Day 259 – Is there a problem with pleasure?
“Everything is permissible.”
1 Corinthians 6:12
I once had a friend quote this from the Bible as a means to explaining that they could do anything they wish to their good pleasure, disposition, and wanting.
They didn’t finish the sentence, let alone the verse or context of the words which explain:
“Everything is permissible for me–but not everything is beneficial. Everything is permissible for me–but I will not be mastered by anything.”
1 Corinthians 6:12
In recent years, I’ve wondered if there is a problem with ‘pleasure.’
The question of pain, hurt, suffering, and loss has been a consistent query in theology and philosophy for all time.
The question is often phrased simply as: why suffering?

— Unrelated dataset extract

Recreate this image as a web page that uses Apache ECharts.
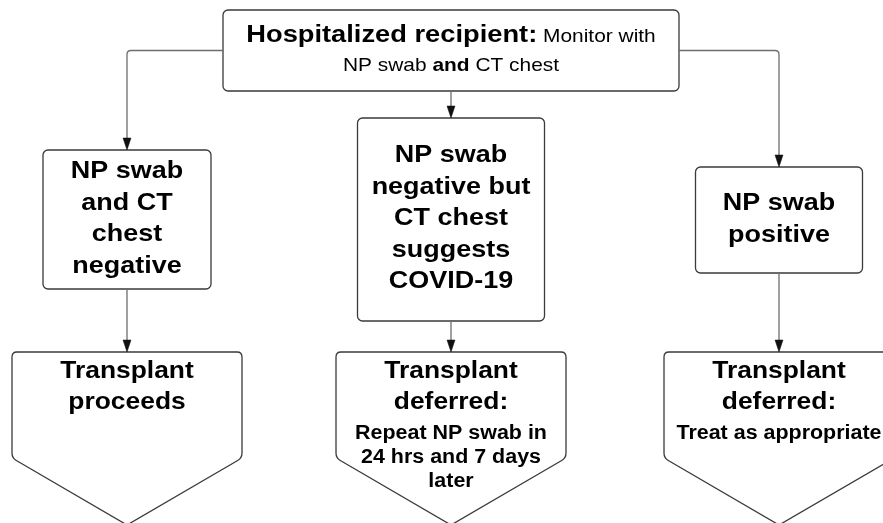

OR discussed under the title: The problem with pain and suffering.
The answers that have emerged often fail to satisfy people’s perceptions, but the central answer I’ve discovered is that we’re in a fallen, broken, cursed world with fallen, broken, cursed people.
We have inherent issues of selfishness, pride, ego, and fear that create pain and suffering.
Due to this ‘default’ setting of brokenness, to understand the greater spiritual truths of this world, the more profound issues of the soul, and the great mysteries of the human condition, God utilises the unpleasant byproduct of pain and suffering to bring us to increasing understanding of faith.
The more we learn and digest faith, the more we can see victory over pain and suffering, or a more sound handling of the ordeal.
One of the most popular debates about Christian theology reads like this:
If the Judeo-Christian God is indeed loving and good, why is there suffering in this world?
There is an abundance of books about this subject.
Throughout my reading list last year (2019), I purposely delved into this issue to aid my development toward a mind of clarity, cleanliness, and soundness.
I questioned my own personal circumstances where I’d faced ‘unfair’ situations; moments where I’d given my best efforts toward an anticipated outcome and subsequently, entertained failure.
But in coming to a greater understanding with my own pain and suffering–whether in childhood or currently–the books led me to a new query; the problem with pleasure.
I’d read how pain and suffering really served as a POWERFUL transformer to create the epitome of good within a person.
But I’d also realised how much pleasure obstructs this transformation.
Simply put, we don’t learn or grow from temporary hits of pleasure.
When we’re in the gym, it’s the excessive force of duress that allows our muscles to develop or shed fat.
The same methodology applies to the soul of a person.
We don’t want the pain. We don’t ask for it. But it comes and in dealing with it correctly, we grow to greater levels of selflessness and faith than ever before.
Of course, pain and suffering can take a person in another direction where their heart hardens and they decide to live by survival, logic, rationale, physical evidence, love of money, and/or chance.
But I ask you, is there a problem with pleasure in our world today?